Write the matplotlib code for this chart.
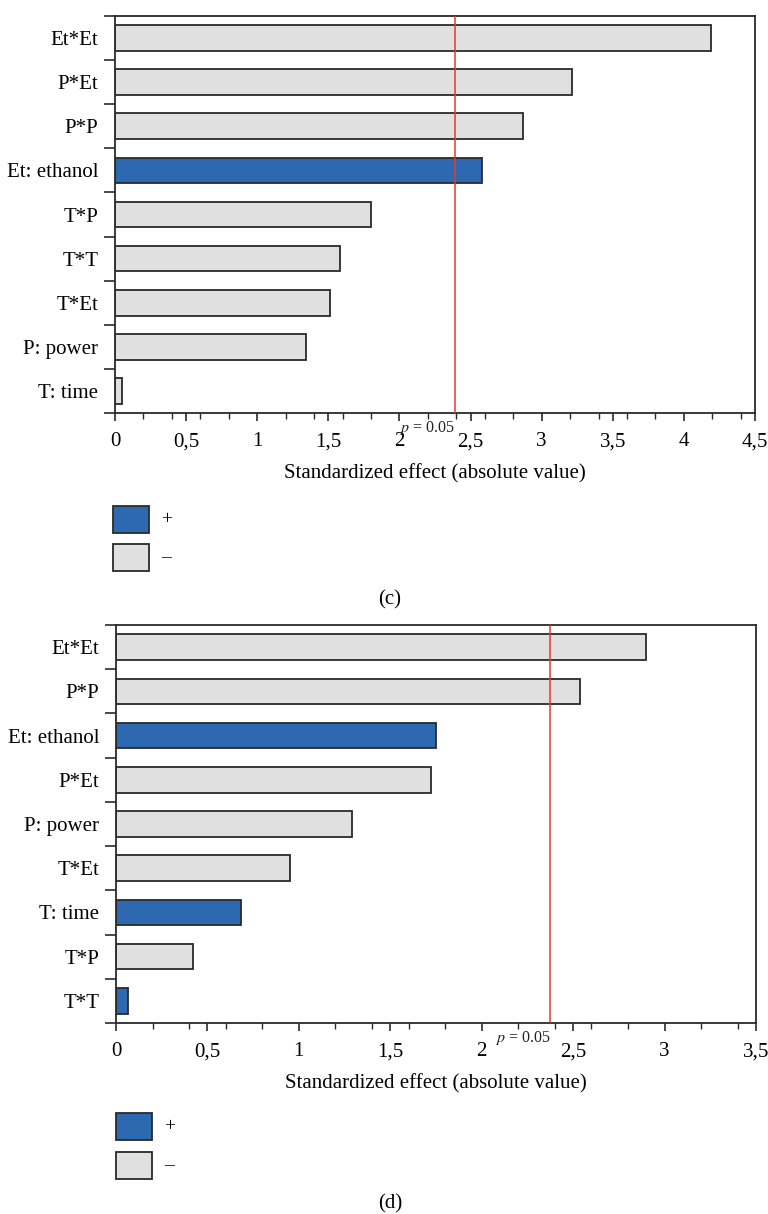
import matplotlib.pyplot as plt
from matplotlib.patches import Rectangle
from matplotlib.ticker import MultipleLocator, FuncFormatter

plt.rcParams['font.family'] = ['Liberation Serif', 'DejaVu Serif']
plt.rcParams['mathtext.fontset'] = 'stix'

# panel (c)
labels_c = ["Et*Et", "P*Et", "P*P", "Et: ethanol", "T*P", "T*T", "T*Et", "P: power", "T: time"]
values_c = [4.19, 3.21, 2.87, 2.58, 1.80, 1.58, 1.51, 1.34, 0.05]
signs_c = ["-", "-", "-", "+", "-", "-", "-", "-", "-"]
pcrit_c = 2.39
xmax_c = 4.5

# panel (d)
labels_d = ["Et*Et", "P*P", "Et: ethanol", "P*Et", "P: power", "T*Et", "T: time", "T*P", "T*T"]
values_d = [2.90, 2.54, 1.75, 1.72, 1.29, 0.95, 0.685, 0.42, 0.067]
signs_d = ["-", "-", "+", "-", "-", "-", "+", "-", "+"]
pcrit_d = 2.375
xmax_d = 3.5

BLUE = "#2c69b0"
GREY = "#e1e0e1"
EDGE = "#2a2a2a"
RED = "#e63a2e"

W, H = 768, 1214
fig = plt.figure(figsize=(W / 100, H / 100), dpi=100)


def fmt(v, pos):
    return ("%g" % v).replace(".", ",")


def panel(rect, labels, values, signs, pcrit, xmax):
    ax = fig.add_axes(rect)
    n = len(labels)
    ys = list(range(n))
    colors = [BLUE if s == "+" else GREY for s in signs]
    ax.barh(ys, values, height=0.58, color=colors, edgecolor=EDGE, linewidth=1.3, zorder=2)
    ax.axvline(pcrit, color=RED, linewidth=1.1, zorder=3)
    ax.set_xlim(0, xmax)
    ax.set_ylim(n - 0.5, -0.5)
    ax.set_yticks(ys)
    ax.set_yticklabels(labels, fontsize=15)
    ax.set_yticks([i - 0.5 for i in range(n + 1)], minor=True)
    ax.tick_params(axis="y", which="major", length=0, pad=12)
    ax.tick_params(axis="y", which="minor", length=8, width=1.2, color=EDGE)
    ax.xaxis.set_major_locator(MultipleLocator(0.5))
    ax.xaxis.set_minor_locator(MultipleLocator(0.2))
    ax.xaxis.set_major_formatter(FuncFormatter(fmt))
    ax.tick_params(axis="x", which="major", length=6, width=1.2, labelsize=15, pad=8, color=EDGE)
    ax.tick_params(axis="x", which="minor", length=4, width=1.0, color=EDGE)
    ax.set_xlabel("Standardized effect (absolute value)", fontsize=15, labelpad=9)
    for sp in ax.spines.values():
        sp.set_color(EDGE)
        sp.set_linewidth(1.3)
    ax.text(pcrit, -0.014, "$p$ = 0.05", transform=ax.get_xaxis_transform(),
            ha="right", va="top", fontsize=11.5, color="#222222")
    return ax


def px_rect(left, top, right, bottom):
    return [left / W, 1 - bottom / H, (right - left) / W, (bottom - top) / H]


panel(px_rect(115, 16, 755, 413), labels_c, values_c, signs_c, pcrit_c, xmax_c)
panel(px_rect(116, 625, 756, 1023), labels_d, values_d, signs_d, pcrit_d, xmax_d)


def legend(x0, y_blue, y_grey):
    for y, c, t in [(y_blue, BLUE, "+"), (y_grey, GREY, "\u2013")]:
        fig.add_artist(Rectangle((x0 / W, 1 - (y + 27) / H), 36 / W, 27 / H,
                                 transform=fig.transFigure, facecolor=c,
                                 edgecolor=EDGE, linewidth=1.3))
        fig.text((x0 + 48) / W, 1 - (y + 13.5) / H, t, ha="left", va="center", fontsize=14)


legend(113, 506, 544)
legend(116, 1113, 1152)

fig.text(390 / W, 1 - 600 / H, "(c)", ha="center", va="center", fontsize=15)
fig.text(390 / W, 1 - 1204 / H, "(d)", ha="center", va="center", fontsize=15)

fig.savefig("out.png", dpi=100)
· · ·
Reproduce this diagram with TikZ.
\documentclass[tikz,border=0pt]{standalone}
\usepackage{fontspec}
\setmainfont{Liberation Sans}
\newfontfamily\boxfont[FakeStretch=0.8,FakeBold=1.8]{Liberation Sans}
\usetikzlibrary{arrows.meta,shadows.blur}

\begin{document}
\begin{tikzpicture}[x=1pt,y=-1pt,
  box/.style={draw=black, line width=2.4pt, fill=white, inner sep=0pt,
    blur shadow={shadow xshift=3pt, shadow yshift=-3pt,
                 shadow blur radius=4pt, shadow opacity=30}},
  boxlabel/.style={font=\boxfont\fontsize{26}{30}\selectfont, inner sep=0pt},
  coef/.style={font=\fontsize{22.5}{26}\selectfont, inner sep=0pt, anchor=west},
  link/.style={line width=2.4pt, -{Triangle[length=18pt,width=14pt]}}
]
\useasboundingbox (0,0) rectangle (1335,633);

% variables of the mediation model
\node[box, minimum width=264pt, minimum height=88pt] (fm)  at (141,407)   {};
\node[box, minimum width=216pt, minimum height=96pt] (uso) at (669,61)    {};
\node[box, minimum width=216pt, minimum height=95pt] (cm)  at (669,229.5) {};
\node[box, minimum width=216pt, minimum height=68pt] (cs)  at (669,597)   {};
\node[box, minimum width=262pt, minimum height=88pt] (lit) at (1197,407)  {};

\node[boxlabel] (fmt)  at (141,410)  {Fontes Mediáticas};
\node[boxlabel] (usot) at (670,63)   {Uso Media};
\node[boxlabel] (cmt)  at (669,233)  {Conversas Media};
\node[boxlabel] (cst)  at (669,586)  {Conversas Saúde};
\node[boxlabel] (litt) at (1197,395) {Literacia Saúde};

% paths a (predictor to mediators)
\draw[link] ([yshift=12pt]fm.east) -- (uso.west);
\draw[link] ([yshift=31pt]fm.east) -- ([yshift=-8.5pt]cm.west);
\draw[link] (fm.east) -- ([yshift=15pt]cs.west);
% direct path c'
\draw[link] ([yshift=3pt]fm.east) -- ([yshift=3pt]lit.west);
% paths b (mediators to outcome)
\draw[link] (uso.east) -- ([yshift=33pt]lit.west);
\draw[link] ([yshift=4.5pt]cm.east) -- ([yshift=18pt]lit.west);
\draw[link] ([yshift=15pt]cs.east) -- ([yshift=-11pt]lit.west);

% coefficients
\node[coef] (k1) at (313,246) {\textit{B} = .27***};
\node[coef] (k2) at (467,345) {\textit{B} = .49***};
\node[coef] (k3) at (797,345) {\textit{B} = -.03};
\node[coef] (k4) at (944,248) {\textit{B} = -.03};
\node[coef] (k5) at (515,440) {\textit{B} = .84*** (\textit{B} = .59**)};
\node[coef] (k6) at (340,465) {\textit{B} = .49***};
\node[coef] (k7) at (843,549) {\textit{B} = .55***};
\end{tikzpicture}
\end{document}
· · ·
Task goal:
In the listing above, find the line containing "Reproduce this diagram with TikZ." and the line containing "([yshift=15pt]cs.east) -- ([yshift=-11pt]lit.west);". Output them and every line between, exactly, and nothing else.

Output below:
Reproduce this diagram with TikZ.
\documentclass[tikz,border=0pt]{standalone}
\usepackage{fontspec}
\setmainfont{Liberation Sans}
\newfontfamily\boxfont[FakeStretch=0.8,FakeBold=1.8]{Liberation Sans}
\usetikzlibrary{arrows.meta,shadows.blur}

\begin{document}
\begin{tikzpicture}[x=1pt,y=-1pt,
  box/.style={draw=black, line width=2.4pt, fill=white, inner sep=0pt,
    blur shadow={shadow xshift=3pt, shadow yshift=-3pt,
                 shadow blur radius=4pt, shadow opacity=30}},
  boxlabel/.style={font=\boxfont\fontsize{26}{30}\selectfont, inner sep=0pt},
  coef/.style={font=\fontsize{22.5}{26}\selectfont, inner sep=0pt, anchor=west},
  link/.style={line width=2.4pt, -{Triangle[length=18pt,width=14pt]}}
]
\useasboundingbox (0,0) rectangle (1335,633);

% variables of the mediation model
\node[box, minimum width=264pt, minimum height=88pt] (fm)  at (141,407)   {};
\node[box, minimum width=216pt, minimum height=96pt] (uso) at (669,61)    {};
\node[box, minimum width=216pt, minimum height=95pt] (cm)  at (669,229.5) {};
\node[box, minimum width=216pt, minimum height=68pt] (cs)  at (669,597)   {};
\node[box, minimum width=262pt, minimum height=88pt] (lit) at (1197,407)  {};

\node[boxlabel] (fmt)  at (141,410)  {Fontes Mediáticas};
\node[boxlabel] (usot) at (670,63)   {Uso Media};
\node[boxlabel] (cmt)  at (669,233)  {Conversas Media};
\node[boxlabel] (cst)  at (669,586)  {Conversas Saúde};
\node[boxlabel] (litt) at (1197,395) {Literacia Saúde};

% paths a (predictor to mediators)
\draw[link] ([yshift=12pt]fm.east) -- (uso.west);
\draw[link] ([yshift=31pt]fm.east) -- ([yshift=-8.5pt]cm.west);
\draw[link] (fm.east) -- ([yshift=15pt]cs.west);
% direct path c'
\draw[link] ([yshift=3pt]fm.east) -- ([yshift=3pt]lit.west);
% paths b (mediators to outcome)
\draw[link] (uso.east) -- ([yshift=33pt]lit.west);
\draw[link] ([yshift=4.5pt]cm.east) -- ([yshift=18pt]lit.west);
\draw[link] ([yshift=15pt]cs.east) -- ([yshift=-11pt]lit.west);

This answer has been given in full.